The offending sentence:
- If you die within 2 minutes of unequipping an item, the item will still take damage to its condition.
You would think it was Armageddon if you read the thread. Now, I'll probably annoy a lot of people by saying this, but if there's one thing that bothers me more than people in raids complaining about repair costs, it's people in a forum thread complaining because they can't use an exploit to avoid repair costs.
Let me break it down for you. Originally there were three penalties for death:
1. Time: You had to retrieve your shard.
2. Progress: You had xp debt. 3. Money: You had to pay repair costs.
SOE already removed aspect number 1. So you're left with 2 and 3. And if you're at max level you're left with just number 3.

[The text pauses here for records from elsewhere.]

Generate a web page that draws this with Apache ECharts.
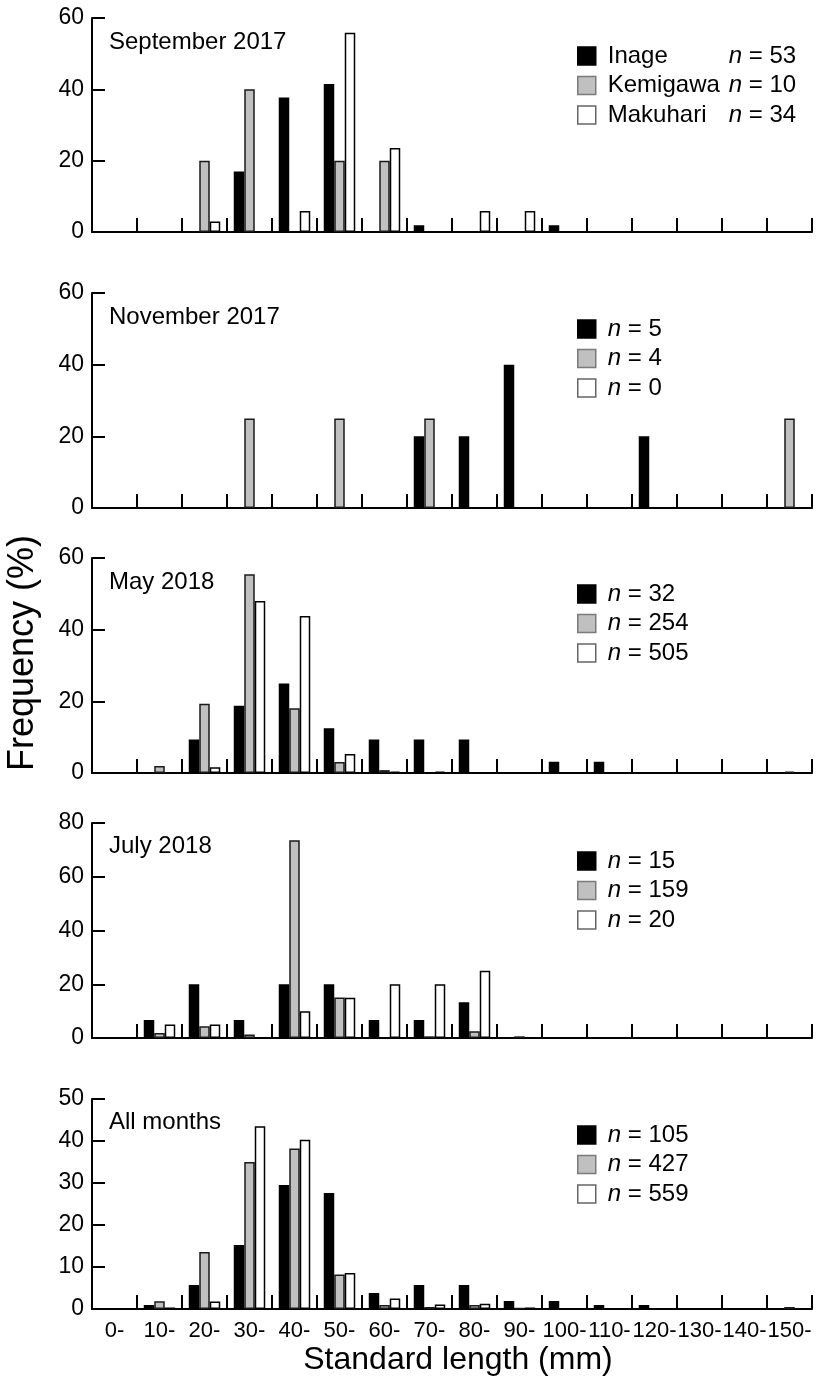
<!DOCTYPE html>
<html>
<head>
<meta charset="utf-8">
<script src="https://cdn.jsdelivr.net/npm/echarts@6/dist/echarts.min.js"></script>
<style>
  html, body { margin: 0; padding: 0; background: #fff; }
  #chart { width: 820px; height: 1386px; }
</style>
</head>
<body>
<div id="chart"></div>
<script>
// ---------------- DATA ----------------
const categories = ['0-','10-','20-','30-','40-','50-','60-','70-','80-','90-','100-','110-','120-','130-','140-','150-'];
const seriesNames = ['Inage', 'Kemigawa', 'Makuhari'];
const panelTitles = ['September 2017', 'November 2017', 'May 2018', 'July 2018', 'All months'];
const nCounts = [[53, 10, 34], [5, 4, 0], [32, 254, 505], [15, 159, 20], [105, 427, 559]];
const yMax = [60, 60, 60, 80, 50];
const yStep = [20, 20, 20, 20, 10];

const sep2017Inage    = [0, 0, 0, 16.98, 37.74, 41.51, 0, 1.89, 0, 0, 1.89, 0, 0, 0, 0, 0];
const sep2017Kemigawa = [0, 0, 20, 40, 0, 20, 20, 0, 0, 0, 0, 0, 0, 0, 0, 0];
const sep2017Makuhari = [0, 0, 2.94, 0, 5.88, 55.88, 23.53, 0, 5.88, 5.88, 0, 0, 0, 0, 0, 0];

const nov2017Inage    = [0, 0, 0, 0, 0, 0, 0, 20, 20, 40, 0, 0, 20, 0, 0, 0];
const nov2017Kemigawa = [0, 0, 0, 25, 0, 25, 0, 25, 0, 0, 0, 0, 0, 0, 0, 25];
const nov2017Makuhari = [0, 0, 0, 0, 0, 0, 0, 0, 0, 0, 0, 0, 0, 0, 0, 0];

const may2018Inage    = [0, 0, 9.38, 18.75, 25, 12.5, 9.38, 9.38, 9.38, 0, 3.13, 3.13, 0, 0, 0, 0];
const may2018Kemigawa = [0, 1.97, 19.3, 55.5, 18.1, 3.1, 0.8, 0, 0, 0, 0, 0, 0, 0, 0, 0.39];
const may2018Makuhari = [0, 0.2, 1.58, 48.0, 43.8, 5.3, 0.4, 0.4, 0, 0, 0, 0, 0, 0, 0, 0];

const jul2018Inage    = [0, 6.67, 20, 6.67, 20, 20, 6.67, 6.67, 13.33, 0, 0, 0, 0, 0, 0, 0];
const jul2018Kemigawa = [0, 1.89, 4.4, 1.26, 73.6, 15.1, 0, 0.63, 2.52, 0.63, 0, 0, 0, 0, 0, 0];
const jul2018Makuhari = [0, 5, 5, 0, 10, 15, 20, 20, 25, 0, 0, 0, 0, 0, 0, 0];

const allInage    = [0, 0.95, 5.71, 15.24, 29.52, 27.62, 3.81, 5.71, 5.71, 1.9, 1.9, 0.95, 0.95, 0, 0, 0];
const allKemigawa = [0, 1.87, 13.58, 35.0, 38.2, 8.2, 0.94, 0.47, 0.94, 0.23, 0, 0, 0, 0, 0, 0.47];
const allMakuhari = [0, 0.36, 1.79, 43.5, 40.3, 8.6, 2.5, 1.07, 1.25, 0.36, 0, 0, 0, 0, 0, 0];

const panelData = [
  [sep2017Inage, sep2017Kemigawa, sep2017Makuhari],
  [nov2017Inage, nov2017Kemigawa, nov2017Makuhari],
  [may2018Inage, may2018Kemigawa, may2018Makuhari],
  [jul2018Inage, jul2018Kemigawa, jul2018Makuhari],
  [allInage, allKemigawa, allMakuhari]
];

// ---------------- LAYOUT / STYLE ----------------
const FONT = '"Liberation Sans", Arial, Helvetica, sans-serif';
const gridTops = [18, 293, 558, 823, 1099];
const gridHeights = [214, 215, 215, 215, 210];
const legendRow1 = [54, 327, 592, 859, 1133];
const titleY = [42, 317, 582, 846, 1122];
const fills = ['#000000', '#c0c0c0', '#ffffff'];
const borders = ['#000000', '#1a1a1a', '#000000'];
const legendBorders = ['#000000', '#7a7a7a', '#666666'];

const grids = [], xAxes = [], yAxes = [], series = [], legends = [], graphics = [];

panelData.forEach((panel, i) => {
  grids.push({ left: 92, right: 8, top: gridTops[i], height: gridHeights[i], containLabel: false });
  xAxes.push({
    type: 'category', gridIndex: i, data: categories, boundaryGap: true,
    axisLine: { show: true, lineStyle: { color: '#000', width: 2 } },
    axisTick: { show: true, inside: true, length: 14, interval: 0, lineStyle: { color: '#000', width: 2 } },
    axisLabel: { show: i === 4, interval: 0, margin: 11, color: '#000', fontSize: 22, fontFamily: FONT },
    splitLine: { show: false }
  });
  yAxes.push({
    type: 'value', gridIndex: i, min: 0, max: yMax[i], interval: yStep[i],
    axisLine: { show: true, lineStyle: { color: '#000', width: 2 } },
    axisTick: { show: true, inside: true, length: 13, lineStyle: { color: '#000', width: 2 } },
    axisLabel: { margin: 8, color: '#000', fontSize: 23, fontFamily: FONT },
    splitLine: { show: false }
  });
  panel.forEach((vals, k) => {
    series.push({
      name: seriesNames[k], type: 'bar', xAxisIndex: i, yAxisIndex: i,
      data: vals.map(v => (v === 0 ? '-' : v)),
      barGap: '0%', barCategoryGap: '30%',
      itemStyle: { color: fills[k], borderColor: borders[k], borderWidth: 1.5 },
      emphasis: { disabled: true }, silent: true, animation: false
    });
  });
  const rich = {
    sp: { width: 7, fontSize: 24, fontFamily: FONT, lineHeight: 20 },
    nm: { width: 121, fontSize: 24, fontFamily: FONT, color: '#000', lineHeight: 20 },
    it: { fontStyle: 'italic', fontSize: 24, fontFamily: FONT, color: '#000', lineHeight: 20 },
    t: { fontSize: 24, fontFamily: FONT, color: '#000', lineHeight: 20 }
  };
  legends.push({
    orient: 'vertical', left: 577, top: legendRow1[i] - 10, padding: 0,
    itemWidth: 18, itemHeight: 18, itemGap: 5.5, selectedMode: false,
    icon: 'rect',
    data: seriesNames.map((nm, k) => ({ name: nm, itemStyle: { color: fills[k], borderColor: legendBorders[k], borderWidth: 1.5 } })),
    formatter: (name) => {
      const k = seriesNames.indexOf(name);
      return i === 0
        ? '{sp| }{nm|' + name + '}{it|n}{t| = ' + nCounts[i][k] + '}'
        : '{sp| }{it|n}{t| = ' + nCounts[i][k] + '}';
    },
    textStyle: { fontFamily: FONT, fontSize: 24, color: '#000', lineHeight: 20, rich: rich }
  });
  graphics.push({
    type: 'text', left: 109, top: titleY[i] - 12,
    style: { text: panelTitles[i], font: '24px ' + FONT, fill: '#000' }
  });
});

graphics.push({
  type: 'text', x: 23, y: 653, rotation: Math.PI / 2,
  style: { text: 'Frequency (%)', font: '36px ' + FONT, fill: '#000', align: 'center', verticalAlign: 'middle', textAlign: 'center', textVerticalAlign: 'middle' }
});
graphics.push({
  type: 'text', x: 458, y: 1360,
  style: { text: 'Standard length (mm)', font: '32px ' + FONT, fill: '#000', align: 'center', verticalAlign: 'middle', textAlign: 'center', textVerticalAlign: 'middle' }
});

const chart = echarts.init(document.getElementById('chart'), null, { renderer: 'canvas' });
chart.setOption({
  backgroundColor: '#ffffff',
  animation: false,
  grid: grids,
  xAxis: xAxes,
  yAxis: yAxes,
  legend: legends,
  series: series,
  graphic: graphics
});
</script>
</body>
</html>
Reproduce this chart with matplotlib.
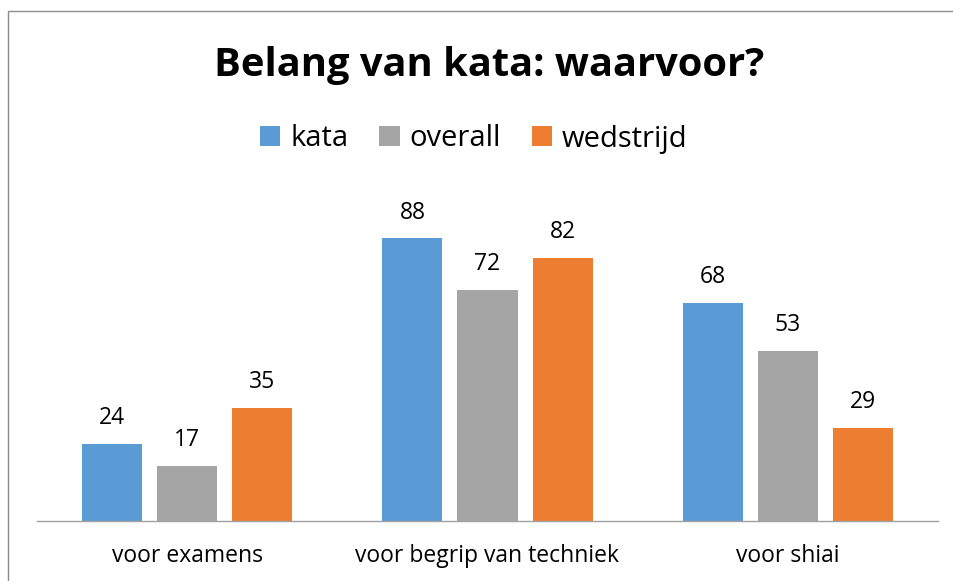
import matplotlib
matplotlib.use("Agg")
import matplotlib.pyplot as plt
import numpy as np
from matplotlib.patches import Rectangle

# Data
categories = ["voor examens", "voor begrip van techniek", "voor shiai"]
series_names = ["kata", "overall", "wedstrijd"]
kata = [24, 88, 68]
overall = [17, 72, 53]
wedstrijd = [35, 82, 29]
colors = ["#5B9BD5", "#A5A5A5", "#ED7D31"]

plt.rcParams["font.family"] = ["Open Sans", "DejaVu Sans"]

W, H = 954, 581
fig = plt.figure(figsize=(W / 100, H / 100), dpi=100)
fig.patch.set_facecolor("white")

# chart area frame (cropped at right/bottom in the original)
fig.patches.append(Rectangle((8 / W, -0.2), 1.5, 1.2 - 11 / H,
                             transform=fig.transFigure, fill=False,
                             edgecolor="#8C8C8C", linewidth=1.0))

ax = fig.add_axes([37 / W, 1 - 520.5 / H, (938 - 37) / W, (520.5 - 200) / H])
x = np.arange(len(categories))
width = 0.2
offsets = [-0.25, 0.0, 0.25]

bars = []
for vals, name, col, off in zip([kata, overall, wedstrijd], series_names, colors, offsets):
    b = ax.bar(x + off, vals, width, color=col, label=name, zorder=2)
    ax.bar_label(b, padding=10, fontsize=16.5, color="black")
    bars.append(b)

ax.set_xlim(-0.5, 2.5)
ax.set_ylim(0, 100)
ax.set_yticks([])
ax.set_xticks(x)
ax.set_xticklabels(categories, fontsize=16.5)
ax.tick_params(axis="x", length=0, pad=17)
for s in ["top", "right", "left"]:
    ax.spines[s].set_visible(False)
ax.spines["bottom"].set_color("#A0A0A0")
ax.spines["bottom"].set_linewidth(1.0)
ax.set_facecolor("none")

fig.text(489.5 / W, 1 - 76 / H, "Belang van kata: waarvoor?", ha="center",
         va="baseline", fontsize=28.7, fontweight="bold")

leg = fig.legend(handles=bars, labels=series_names, loc="center",
                 bbox_to_anchor=(474 / W, 1 - 139 / H), ncol=3, frameon=False,
                 fontsize=21, handlelength=0.69, handleheight=0.69,
                 handletextpad=0.35, columnspacing=1.05, borderpad=0)

fig.savefig("out.png", dpi=100, facecolor="white")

But obviously even one mild penalty is too much for people. They had to use the unequip macro to avoid it. That move is pure cheese. It's just lame. Suck it up and pay the repair costs, they're really not going to break the bank.
So now this exploit is removed and people are up in arms. Sorry, no sympathy here. If you want to raid, you should be prepared to die and to pay some penalty for doing so. Otherwise there's no challenge and no point.
Well, I will make a few caveats. If you know you're going to die before you enter combat (say that time you talk to Vox or if you're doing a weird type of pull) go ahead and get naked. I think that's valid. So I wouldn't mind if the timer was reduced to one minute instead of two.
Also, on the PvP server the economy is a bit rougher so I have much more compassion for those who complain about repair costs there. I do think there should be a maximum of one item damaged per slot. Thus, if you swap out a ring for another ring for the resists, only one of the rings should be damaged if you die.
For the rest, I'm sorry your exploit is gone. Actually I'm not. Tough luck. Risk and reward is what makes games fun.
To quickly sum up the rest:
Guild recruiting changes are not a bad idea. There's nothing wrong with guilds being able to offer more information to potential recruits and allowing those potential recruits the ability to be better "consumers." Hopefully it can cut down on guild recruitment spam in chat channels but I doubt it.
I'm guessing changing the Orcs to Rujarkians is a graphics thing for improved performance.
I always like to see dungeon improvements but I have to quibble with the Obelisk one. That place is a farmer's heaven already - it doesn't need more.
I like the ability to change your character's style. Some of us have been playing for over a year already. And just like in real life, it's natural to want to change up your look a little.
The news of a new instanced raid zone is great. I don't know all the raid content in KoS. I only really know a portion of the Lab. But it seems, from what I hear, that this was sorely needed. And how can you argue with more content?
Well, that's it for the update but I did want to "review" SOE's April Fool's attempt. Last year Blizzard took a shot at SOE with its franky hilarious Pandaren Express parody of /pizza. SOE came back with a somewhat weak self-parody in response. Not that funny, but it was quickly written and they took the high road by linking to Blizzard.
This year we have this. Nothing there was laugh-out-loud hilarious but it was funny (especially the submissions). I also give points for the following:
1. Effort: If you read the rules there are a ton of jokes hidden there. Great job by whoever wrote that section.
2. Self-Parody: I like that they made fun of their own Quest for Antonia.
3. Music: I missed this at first because I had the volume off. But Sela mentioned the music in this thread so I checked it out. And the music did make it funnier.
So, all in all, a nice job. If you read some of the other April Fools stuff in the gaming world, this is a notch above most of them.